AJFF Review: ‘Venice Ghetto’ Vibrant After 500 Years
search

AJFF Review: ‘Venice Ghetto’ Vibrant After 500 Years

By Tiffany Parks

To mark the 500th anniversary of the Venice Ghetto, director Emanuela Giordana has created a documentary that relies on Lorenzo, a young Jewish American who, on a quest to discover his family’s Venetian roots, narrates the broader history of the ghetto.

What makes Giordana’s documentary, “The Venice Ghetto: 500 Years of Life,” so successful are the various narrative techniques she uses to bring the history of Europe’s oldest Jewish ghetto to life.

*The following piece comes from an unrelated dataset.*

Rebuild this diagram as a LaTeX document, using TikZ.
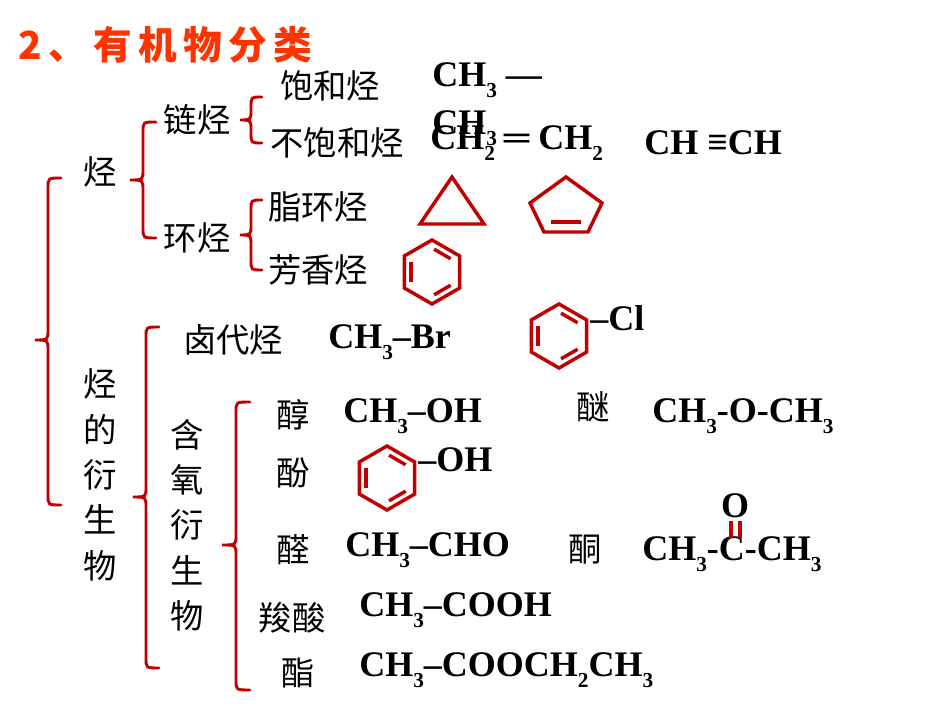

When wide-eyed, enthusiastic Lorenzo arrives at his Aunt Anna’s house, he is whisked away by her and his young cousins to see ghetto landmarks. Shakespeare’s “The Merchant of Venice” is being produced on the old square, and snapshots are shown throughout the documentary as a metaphor to mark the long, dark anti-Semitic history of the city.

They visit the old cemetery Lido di Venezia, where Lorenzo learns about the colorful Rabbi Leon of Modena. He also discovers the 400-year-old graves of his ancestors the Luzzattos. They visit the Spanish and Levantine synagogues, the old museum, Holocaust memorials, and various other landmarks.

Throughout the film, the director uses scholars to undergird Lorenzo’s narrations with rich, historical facts. What makes the information interesting is that modern cartoon figures are used to enable the vibrancy of the past to leap from the screen. According to the scholars, the word “ghetto” is a toponym. It was the area where remains were thrown away or the “throw-away” place.

The ghetto was divided into two parts, Ghetto Nuovo and Ghetto Vecchio. Furthermore, the scholars discuss how in 1516 the German and Italian Jews were forced to live in the ghetto, the strict curfews and walls that were made to keep them confined, the fact that Jews were not allowed to own property until the late 1700s, and how they were continually expelled.

During the 1600s, Rabbi Simone Luzzatto, one of Lorenzo’s ancestors, wrote a famous discorso persuading the ruling class not to evict the Jews.

The turbulent history of the Venetian Jews gives insight into how Hitler was able to stir up anti-Semitic feelings in the 20th century. Some of Lorenzo’s family members, in particular a man who served as a brigadier general in World War I, were victims of Hitler’s hatred.

Still, the resilience of the Jews of Venice is seen when Lorenzo’s family members dance and sing for a cousin’s bar mitzvah celebration.

The ghetto was meant to be a negative symbol placed on the Jews of Venice, but they have turned it into a rich, vibrant cultural area.